Para los hombres que vivieron desde la noche de los tiempos hasta 1903 la propiedad de un hombre sobre la tierra se extendía por debajo de ella hasta los infiernos (el centro de la tierra) y por encima «hasta los confines del universo». Sin embargo, dos mecánicos de bicicletas hicieron cambiar ese concepto en 1903, cuando hicieron volar un frágil artilugio con alas y motor en las colinas de Kitty Hawk. Ese 17 de diciembre de 1903 Wilbur y Orville Wright hicieron que los juristas hubiesen de replantearse definitivamente su viejo concepto de propiedad. Finalmente, el asunto llegó al Tribunal Supremo de los Estados Unidos cuando dos granjeros decidieron que, con arreglo al concepto tradicional de propiedad de la tierra, los aviones no podían sobrevolar sus tierras.
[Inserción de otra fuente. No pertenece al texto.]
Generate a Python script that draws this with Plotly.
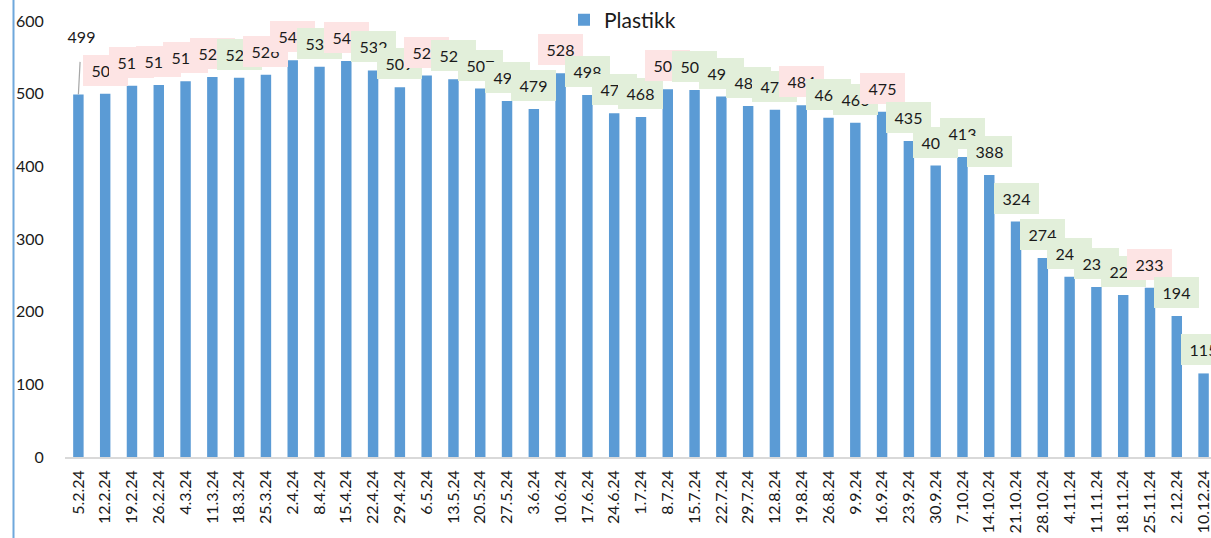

El Tribunal Supremo USA, tras reconocer que, aunque efectivamente toda la jurisprudencia avalaba la tesis de los granjeros, su pretensión «atentaba al sentido común». La propiedad de la tierra tal y como se concebía desde la noche de los tiempos había muerto.
Los estados, en cambio, siguieron manteniendo su «soberanía» bajo su territorio hasta los infiernos y sobre él hasta los cielos: la defensa de la soberanía en los «espacios aéreos» se convirtió en un dogma estratégico.
Sin embargo, hoy hace 60 años, la URSS (para mis lectores jóvenes, Unión de Repúblicas Socialistas Soviéticas) acabó con el concepto de «soberanía nacional» al hacer volar sobre las cabezas de la humanidad un objeto que no podía ser derribado por ningún medio técnico conocido en la época. El satélite artificial «Sputnik-I» (Satélite-I) demostró a la humanidad con toda evidencia que no hay un cielo americano y un cielo soviético, que no hay cielos catalanes ni españoles ni franceses.
El Sputnik-I cambió la historia de la humanidad y dio un golpe mortal al concepto de soberanía, las leyes que hacen funcionar el mundo y orbitar los satélites son universales; Newton no legisló solo para Inglaterra. La soberanía no existe más que en ese espacio que protege la ignorancia humana.
La segunda mitad del siglo XX comenzó cambiando nuestra visión jurídica y geográfica del mundo; y término enseñándonos que la «soberanía», tal y como la conocíamos, no existía en absoluto: en la navidad de 1968 Apolo-8 mandó la primera foto de nuestro planeta visto desde la luna y todos descubrimos un increíble planeta azul que era, en verdad, nuestra casa. Desde aquella foto el movimiento ecologista tenía una imagen muy exacta de aquello por lo que luchaba y aprendimos que la soberanía tampoco puede ejercerse sobre la Tierra si lo que deseamos es que nuestros nietos puedan vivir en ella. A la Tierra se la cuida, sus leyes ecológicas no distinguen a los Coreanos de los habitantes de Islandia.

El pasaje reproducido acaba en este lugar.